The riverways are under the direction of the National Park Service, which oversees sections of the Jacks Fork and Current rivers, along with stretches of nearby creeks and streams within the park. The public has 60 days to comment on the plan that will direct management of the national park area, the first in the country specifically designated to protect a wild river system, for about the next two decades.

Environmentalists long have sought changes for the riverways, which they say are mismanaged. About 1.3 million visitors come to the park area each year to canoe and kayak, fish and camp, and ride horses and all-terrain vehicles. The spring-fed river system is also home to the Ozark hellbender, a salamander subspecies that exists only in southern Missouri and northern Arkansas.

The draft includes three different alternatives, with varying levels of restrictions, along with a no-action proposal.
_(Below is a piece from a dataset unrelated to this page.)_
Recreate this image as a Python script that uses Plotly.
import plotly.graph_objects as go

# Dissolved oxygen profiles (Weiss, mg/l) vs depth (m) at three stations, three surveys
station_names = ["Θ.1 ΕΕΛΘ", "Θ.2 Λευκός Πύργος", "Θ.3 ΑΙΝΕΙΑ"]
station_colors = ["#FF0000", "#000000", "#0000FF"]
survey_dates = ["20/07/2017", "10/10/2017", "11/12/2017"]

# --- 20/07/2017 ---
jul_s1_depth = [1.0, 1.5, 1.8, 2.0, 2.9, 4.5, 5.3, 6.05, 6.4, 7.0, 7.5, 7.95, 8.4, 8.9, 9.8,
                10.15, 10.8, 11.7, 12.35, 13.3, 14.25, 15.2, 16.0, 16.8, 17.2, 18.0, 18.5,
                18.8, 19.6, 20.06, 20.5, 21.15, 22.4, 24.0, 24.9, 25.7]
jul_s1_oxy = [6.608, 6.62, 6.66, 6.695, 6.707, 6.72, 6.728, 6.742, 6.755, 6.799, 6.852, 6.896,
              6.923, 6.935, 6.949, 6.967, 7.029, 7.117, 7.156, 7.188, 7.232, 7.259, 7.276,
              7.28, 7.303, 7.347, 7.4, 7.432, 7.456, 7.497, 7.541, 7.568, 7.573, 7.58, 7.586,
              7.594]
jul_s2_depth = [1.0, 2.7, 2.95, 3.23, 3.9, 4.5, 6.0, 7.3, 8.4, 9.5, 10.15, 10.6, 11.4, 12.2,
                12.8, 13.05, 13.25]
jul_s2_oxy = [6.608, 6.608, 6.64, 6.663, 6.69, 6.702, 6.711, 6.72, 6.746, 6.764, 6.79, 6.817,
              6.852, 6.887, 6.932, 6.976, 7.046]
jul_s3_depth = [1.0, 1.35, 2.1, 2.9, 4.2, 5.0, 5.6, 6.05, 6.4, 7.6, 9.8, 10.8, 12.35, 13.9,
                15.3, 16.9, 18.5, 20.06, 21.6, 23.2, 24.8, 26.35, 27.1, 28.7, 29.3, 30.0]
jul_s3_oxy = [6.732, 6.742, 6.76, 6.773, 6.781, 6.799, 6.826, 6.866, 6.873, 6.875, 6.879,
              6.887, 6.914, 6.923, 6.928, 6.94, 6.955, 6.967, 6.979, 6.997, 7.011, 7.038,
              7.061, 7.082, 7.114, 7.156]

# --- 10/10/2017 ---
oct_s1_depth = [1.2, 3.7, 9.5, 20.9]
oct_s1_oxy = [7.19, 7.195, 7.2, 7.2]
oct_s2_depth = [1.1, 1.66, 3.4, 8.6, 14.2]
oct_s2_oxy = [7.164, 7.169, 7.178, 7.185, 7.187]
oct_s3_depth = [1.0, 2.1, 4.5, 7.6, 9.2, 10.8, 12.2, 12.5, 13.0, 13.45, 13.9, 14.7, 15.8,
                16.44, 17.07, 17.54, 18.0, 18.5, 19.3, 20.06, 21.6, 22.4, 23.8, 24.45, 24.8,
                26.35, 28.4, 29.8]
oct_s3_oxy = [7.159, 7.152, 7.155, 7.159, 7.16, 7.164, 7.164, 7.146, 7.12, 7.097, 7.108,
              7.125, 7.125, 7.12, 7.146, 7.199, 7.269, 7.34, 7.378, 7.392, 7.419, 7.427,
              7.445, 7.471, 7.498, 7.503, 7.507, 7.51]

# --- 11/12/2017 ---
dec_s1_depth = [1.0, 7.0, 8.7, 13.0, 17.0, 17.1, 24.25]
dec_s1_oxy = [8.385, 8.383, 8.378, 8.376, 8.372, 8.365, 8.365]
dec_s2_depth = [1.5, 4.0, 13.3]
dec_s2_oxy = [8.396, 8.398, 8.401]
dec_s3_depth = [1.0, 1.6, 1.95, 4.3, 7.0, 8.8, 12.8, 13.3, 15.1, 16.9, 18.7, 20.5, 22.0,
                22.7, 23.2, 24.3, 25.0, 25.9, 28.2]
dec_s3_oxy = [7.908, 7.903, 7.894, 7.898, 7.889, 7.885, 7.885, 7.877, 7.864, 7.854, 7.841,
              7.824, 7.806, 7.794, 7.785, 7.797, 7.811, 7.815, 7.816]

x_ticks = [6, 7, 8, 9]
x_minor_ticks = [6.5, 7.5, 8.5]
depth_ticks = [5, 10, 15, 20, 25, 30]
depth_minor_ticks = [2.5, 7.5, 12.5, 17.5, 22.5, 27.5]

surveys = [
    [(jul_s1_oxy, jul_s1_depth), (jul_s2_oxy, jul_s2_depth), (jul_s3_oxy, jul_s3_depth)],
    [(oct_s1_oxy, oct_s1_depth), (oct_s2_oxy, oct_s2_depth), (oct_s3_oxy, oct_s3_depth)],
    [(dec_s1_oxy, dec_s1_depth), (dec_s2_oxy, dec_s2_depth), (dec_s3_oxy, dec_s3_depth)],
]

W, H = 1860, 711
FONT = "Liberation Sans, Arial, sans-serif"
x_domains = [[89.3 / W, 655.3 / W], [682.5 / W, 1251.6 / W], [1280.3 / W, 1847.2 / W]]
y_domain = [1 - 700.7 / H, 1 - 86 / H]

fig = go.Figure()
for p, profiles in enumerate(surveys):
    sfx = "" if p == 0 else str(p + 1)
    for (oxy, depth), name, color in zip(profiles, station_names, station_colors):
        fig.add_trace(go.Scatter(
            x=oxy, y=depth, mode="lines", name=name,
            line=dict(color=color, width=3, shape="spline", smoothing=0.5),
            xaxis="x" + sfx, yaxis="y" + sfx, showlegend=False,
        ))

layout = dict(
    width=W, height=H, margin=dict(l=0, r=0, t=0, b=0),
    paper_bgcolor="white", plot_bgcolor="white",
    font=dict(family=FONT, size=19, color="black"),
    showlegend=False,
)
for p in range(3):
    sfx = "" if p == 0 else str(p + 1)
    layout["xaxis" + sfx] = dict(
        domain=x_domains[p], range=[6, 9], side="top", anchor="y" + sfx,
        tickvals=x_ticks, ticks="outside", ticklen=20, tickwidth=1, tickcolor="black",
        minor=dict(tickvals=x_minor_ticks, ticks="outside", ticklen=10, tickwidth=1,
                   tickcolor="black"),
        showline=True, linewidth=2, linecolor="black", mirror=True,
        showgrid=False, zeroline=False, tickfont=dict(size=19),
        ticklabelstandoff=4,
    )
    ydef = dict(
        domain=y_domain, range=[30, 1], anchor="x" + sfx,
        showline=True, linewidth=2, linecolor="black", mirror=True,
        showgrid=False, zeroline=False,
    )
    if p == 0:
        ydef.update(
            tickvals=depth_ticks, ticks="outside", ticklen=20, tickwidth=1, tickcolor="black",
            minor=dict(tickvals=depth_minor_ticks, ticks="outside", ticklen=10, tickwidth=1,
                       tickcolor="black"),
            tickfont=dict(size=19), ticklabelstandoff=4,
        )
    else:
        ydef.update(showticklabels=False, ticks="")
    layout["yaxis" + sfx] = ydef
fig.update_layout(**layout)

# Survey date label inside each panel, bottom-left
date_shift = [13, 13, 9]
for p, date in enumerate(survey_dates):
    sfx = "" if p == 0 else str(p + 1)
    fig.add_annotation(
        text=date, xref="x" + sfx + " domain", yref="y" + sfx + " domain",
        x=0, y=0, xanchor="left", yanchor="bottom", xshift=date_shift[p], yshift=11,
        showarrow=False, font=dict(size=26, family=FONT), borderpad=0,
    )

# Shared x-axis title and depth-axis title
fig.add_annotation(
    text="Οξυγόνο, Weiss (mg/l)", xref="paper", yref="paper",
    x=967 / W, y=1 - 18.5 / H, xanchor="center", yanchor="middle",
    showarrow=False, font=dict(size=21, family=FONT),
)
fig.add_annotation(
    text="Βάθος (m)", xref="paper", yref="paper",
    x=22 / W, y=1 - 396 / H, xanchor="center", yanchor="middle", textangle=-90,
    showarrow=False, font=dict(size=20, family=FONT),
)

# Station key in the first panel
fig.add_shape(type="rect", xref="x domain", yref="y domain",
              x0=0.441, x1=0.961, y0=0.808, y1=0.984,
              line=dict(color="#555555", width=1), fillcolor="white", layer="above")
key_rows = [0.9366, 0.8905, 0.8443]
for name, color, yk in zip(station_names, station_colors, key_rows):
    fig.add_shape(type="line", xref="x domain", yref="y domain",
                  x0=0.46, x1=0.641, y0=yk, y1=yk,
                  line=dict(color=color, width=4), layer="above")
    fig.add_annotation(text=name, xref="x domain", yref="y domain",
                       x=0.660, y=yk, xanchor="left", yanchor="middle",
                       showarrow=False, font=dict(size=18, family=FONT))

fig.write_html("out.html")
The park service is backing the middle-of-the-road alternative, which includes adding a small learning center near the town of Eminence and more trails.

Each of the three alternatives would place new restrictions on motorboats, barring them from some areas of the rivers or requiring lower speeds. Twenty access areas where float-trip outfitters drop off and pick up participants would close or move, depending on the alternative.

In areas that the park service seeks to keep wild and natural, five to 15 miles of roads would be removed, depending on the alternative, and replaced with hiking trails.

Horseback riders would notice changes as well. The area currently has 23 miles of designated horse trails and at least 90 miles of undesignated trails. The alternatives would close and restore about 65 miles of undesignated trails, replacing them with 25 to 45 miles of designated trails, depending on the option selected. The park service-backed alternative would allow horse camping in designated sites, something that is currently banned.